**Data provided:**
+--

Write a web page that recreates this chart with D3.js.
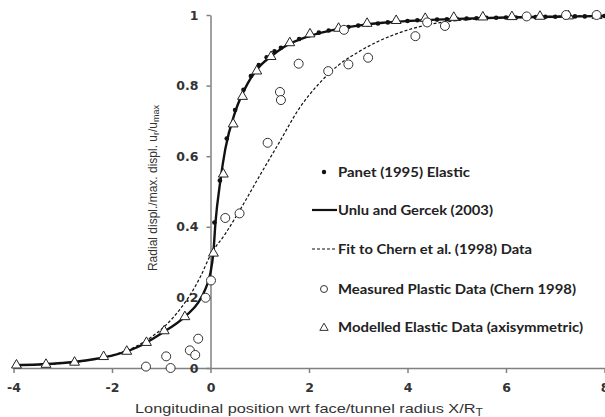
<!DOCTYPE html>
<html>
<head>
<meta charset="utf-8">
<script src="https://cdn.jsdelivr.net/npm/d3@7"></script>
<style>
  html, body { margin: 0; padding: 0; background: #fff; }
  svg { display: block; }
</style>
</head>
<body>
<svg id="chart" width="605" height="417"></svg>
<script>
// ---- data ----
const xTicks = [-4, -2, 0, 2, 4, 6, 8];
const yTicks = [0, 0.2, 0.4, 0.6, 0.8, 1];

// Panet (1995) Elastic - dots
const panetX = [0.08, 0.19, 0.33, 0.5, 0.67, 0.82, 0.98, 1.14, 1.3, 1.43, 1.6, 1.8, 2.0, 2.2, 2.4, 2.6, 2.8, 3.0, 3.2, 3.4, 3.6, 3.8, 4.0, 4.2, 4.4, 4.6, 4.8, 5.0, 5.2, 5.4, 5.6, 5.8, 6.0, 6.2, 6.4, 6.6, 6.8, 7.0, 7.2, 7.4, 7.6, 7.8, 8.0];
const panetY = [0.412, 0.531, 0.650, 0.731, 0.788, 0.827, 0.858, 0.880, 0.897, 0.907, 0.920, 0.932, 0.942, 0.950, 0.956, 0.961, 0.966, 0.970, 0.973, 0.976, 0.979, 0.981, 0.983, 0.985, 0.986, 0.987, 0.988, 0.989, 0.990, 0.991, 0.992, 0.992, 0.993, 0.993, 0.994, 0.994, 0.995, 0.995, 0.995, 0.996, 0.996, 0.996, 0.997];

// Unlu and Gercek (2003) - solid line
const unluX = [-4, -3.5, -3, -2.5, -2, -1.5, -1.0, -0.5, -0.25, -0.1, 0, 0.06, 0.1, 0.2, 0.3, 0.5, 0.75, 1.0, 1.25, 1.5, 2.0, 2.5, 3.0, 3.5, 4.0, 5.0, 6.0, 7.0, 8.0];
const unluY = [0.008, 0.010, 0.014, 0.022, 0.035, 0.058, 0.098, 0.148, 0.185, 0.225, 0.27, 0.33, 0.41, 0.53, 0.62, 0.725, 0.805, 0.855, 0.885, 0.910, 0.940, 0.958, 0.970, 0.978, 0.983, 0.989, 0.993, 0.995, 0.997];

// Fit to Chern et al. (1998) Data - dashed line
const chernX = [-4, -3.5, -3, -2.5, -2, -1.5, -1.2, -0.9, -0.6, -0.4, -0.2, 0, 0.3, 0.6, 1.0, 1.4, 1.8, 2.2, 2.6, 3.0, 3.4, 3.8, 4.4, 5.0, 5.6, 6.5, 8.0];
const chernY = [0.006, 0.009, 0.013, 0.021, 0.036, 0.062, 0.088, 0.122, 0.170, 0.210, 0.260, 0.320, 0.380, 0.448, 0.545, 0.640, 0.735, 0.805, 0.858, 0.895, 0.925, 0.948, 0.972, 0.984, 0.990, 0.995, 0.998];

// Measured Plastic Data (Chern 1998) - open circles
const measX = [-1.31, -0.81, -0.90, -0.42, -0.31, -0.25, -0.10, 0.01, 0.30, 0.59, 1.16, 1.41, 1.43, 1.79, 2.39, 2.80, 3.20, 2.71, 4.16, 4.40, 4.76, 6.42, 7.22, 7.84];
const measY = [0.004, 0.0, 0.033, 0.050, 0.037, 0.083, 0.199, 0.248, 0.425, 0.438, 0.638, 0.782, 0.759, 0.862, 0.841, 0.860, 0.879, 0.958, 0.940, 0.979, 0.969, 0.996, 1.0, 1.0];

// Modelled Elastic Data (axisymmetric) - open triangles
const modX = [-3.94, -3.34, -2.76, -2.17, -1.70, -1.30, -0.94, -0.52, 0.06, 0.26, 0.46, 0.65, 0.94, 1.23, 1.61, 2.02, 2.60, 3.18, 3.77, 4.36, 4.94, 5.53, 6.12, 6.69, 7.27, 7.85];
const modY = [0.008, 0.010, 0.016, 0.032, 0.047, 0.072, 0.105, 0.145, 0.325, 0.549, 0.691, 0.769, 0.841, 0.882, 0.921, 0.946, 0.962, 0.976, 0.984, 0.990, 0.993, 0.994, 0.995, 0.996, 0.997, 0.998];

const legendLabels = [
  "Panet (1995) Elastic",
  "Unlu and Gercek (2003)",
  "Fit to Chern et al. (1998) Data",
  "Measured Plastic Data (Chern 1998)",
  "Modelled Elastic Data (axisymmetric)"
];

// ---- drawing ----
const svg = d3.select("#chart");
const x = d3.scaleLinear().domain([-4, 8]).range([13.5, 604.5]);
const y = d3.scaleLinear().domain([0, 1]).range([368, 15]);

const axisColor = "#808080";
const labelColor = "#333";
const tickFont = "bold 12.5px 'DejaVu Sans', sans-serif";
const zip = (a, b) => a.map((v, i) => [v, b[i]]);

// x axis
const gx = svg.append("g").attr("transform", `translate(0,${y(0)})`)
  .call(d3.axisBottom(x).tickValues(xTicks).tickSize(5).tickSizeOuter(0).tickPadding(10)
    .tickFormat(d => d3.format("d")(d)));
gx.select(".domain").attr("stroke", axisColor).attr("stroke-width", 1.5);
gx.selectAll(".tick line").attr("stroke", axisColor).attr("stroke-width", 1.5);
gx.selectAll(".tick text").attr("fill", labelColor)
  .style("font", tickFont)
  .text(d => d < 0 ? "-" + Math.abs(d) : d);

// y axis
const gy = svg.append("g").attr("transform", `translate(${x(0)},0)`)
  .call(d3.axisLeft(y).tickValues(yTicks).tickSize(4).tickSizeOuter(0).tickPadding(8)
    .tickFormat(d => d === 0 ? "0" : d === 1 ? "1" : d3.format(".1f")(d)));
gy.select(".domain").attr("stroke", axisColor).attr("stroke-width", 1.5);
gy.selectAll(".tick line").attr("stroke", axisColor).attr("stroke-width", 1.5);
gy.selectAll(".tick text").attr("fill", labelColor)
  .style("font", tickFont);

// curves
const line = d3.line().x(d => x(d[0])).y(d => y(d[1])).curve(d3.curveMonotoneX);

svg.append("path").datum(zip(chernX, chernY))
  .attr("d", line).attr("fill", "none").attr("stroke", "#111")
  .attr("stroke-width", 1.2).attr("stroke-dasharray", "3,2");

svg.append("path").datum(zip(unluX, unluY))
  .attr("d", line).attr("fill", "none").attr("stroke", "#111")
  .attr("stroke-width", 2.4);

// panet dots
svg.append("g").selectAll("circle").data(zip(panetX, panetY)).join("circle")
  .attr("cx", d => x(d[0])).attr("cy", d => y(d[1])).attr("r", 2.3).attr("fill", "#111");

// triangles
const tri = d3.symbol().type(d3.symbolTriangle).size(42);
svg.append("g").selectAll("path").data(zip(modX, modY)).join("path")
  .attr("d", tri).attr("transform", d => `translate(${x(d[0])},${y(d[1])})`)
  .attr("fill", "#fff").attr("stroke", "#222").attr("stroke-width", 1);

// measured circles
svg.append("g").selectAll("circle").data(zip(measX, measY)).join("circle")
  .attr("cx", d => x(d[0])).attr("cy", d => y(d[1])).attr("r", 4.5)
  .attr("fill", "#fff").attr("stroke", "#333").attr("stroke-width", 1);

// axis titles
svg.append("text")
  .attr("x", 135).attr("y", 413)
  .attr("textLength", 348).attr("lengthAdjust", "spacingAndGlyphs")
  .attr("fill", labelColor)
  .style("font", "13.5px 'Liberation Sans', Arial, sans-serif")
  .call(t => {
    t.append("tspan").text("Longitudinal position wrt face/tunnel radius X/R");
    t.append("tspan").attr("baseline-shift", "-25%").style("font-size", "10px").text("T");
  });

svg.append("text")
  .attr("transform", "translate(157,188) rotate(-90)")
  .attr("text-anchor", "middle").attr("fill", labelColor)
  .style("font", "12px 'Liberation Sans', Arial, sans-serif")
  .call(t => {
    t.append("tspan").text("Radial displ./max. displ. u");
    t.append("tspan").attr("baseline-shift", "-25%").style("font-size", "9px").text("r");
    t.append("tspan").text("/u");
    t.append("tspan").attr("baseline-shift", "-25%").style("font-size", "9px").text("max");
  });

// legend
const legY = [172, 210, 249, 289, 327];
const legW = [132, 155, 194, 238, 245];
const leg = svg.append("g");
const legFont = "bold 13px Lato, 'Open Sans', sans-serif";
legendLabels.forEach((lab, i) => {
  leg.append("text").attr("x", 338).attr("y", legY[i] + 4.5)
    .attr("textLength", legW[i]).attr("lengthAdjust", "spacingAndGlyphs")
    .attr("fill", "#222").style("font", legFont).text(lab);
});
leg.append("circle").attr("cx", 324).attr("cy", legY[0]).attr("r", 2.2).attr("fill", "#111");
leg.append("line").attr("x1", 312).attr("x2", 337).attr("y1", legY[1]).attr("y2", legY[1])
  .attr("stroke", "#111").attr("stroke-width", 2.2);
leg.append("line").attr("x1", 312).attr("x2", 337).attr("y1", legY[2]).attr("y2", legY[2])
  .attr("stroke", "#111").attr("stroke-width", 1.2).attr("stroke-dasharray", "3,2");
leg.append("circle").attr("cx", 324).attr("cy", legY[3]).attr("r", 3.5)
  .attr("fill", "#fff").attr("stroke", "#333").attr("stroke-width", 1);
leg.append("path").attr("d", d3.symbol().type(d3.symbolTriangle).size(30))
  .attr("transform", `translate(324,${legY[4] + 1})`)
  .attr("fill", "#fff").attr("stroke", "#333").attr("stroke-width", 1);
</script>
</body>
</html>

+--

**What the task asks:**
Pictures are excluded: retype only the lines from the beginning of the listing above through the line with "const yTicks = [0, 0.2, 0.4, 0.6, 0.8, 1];", both included.

**Finished task:**
Write a web page that recreates this chart with D3.js.
<!DOCTYPE html>
<html>
<head>
<meta charset="utf-8">
<script src="https://cdn.jsdelivr.net/npm/d3@7"></script>
<style>
  html, body { margin: 0; padding: 0; background: #fff; }
  svg { display: block; }
</style>
</head>
<body>
<svg id="chart" width="605" height="417"></svg>
<script>
// ---- data ----
const xTicks = [-4, -2, 0, 2, 4, 6, 8];
const yTicks = [0, 0.2, 0.4, 0.6, 0.8, 1];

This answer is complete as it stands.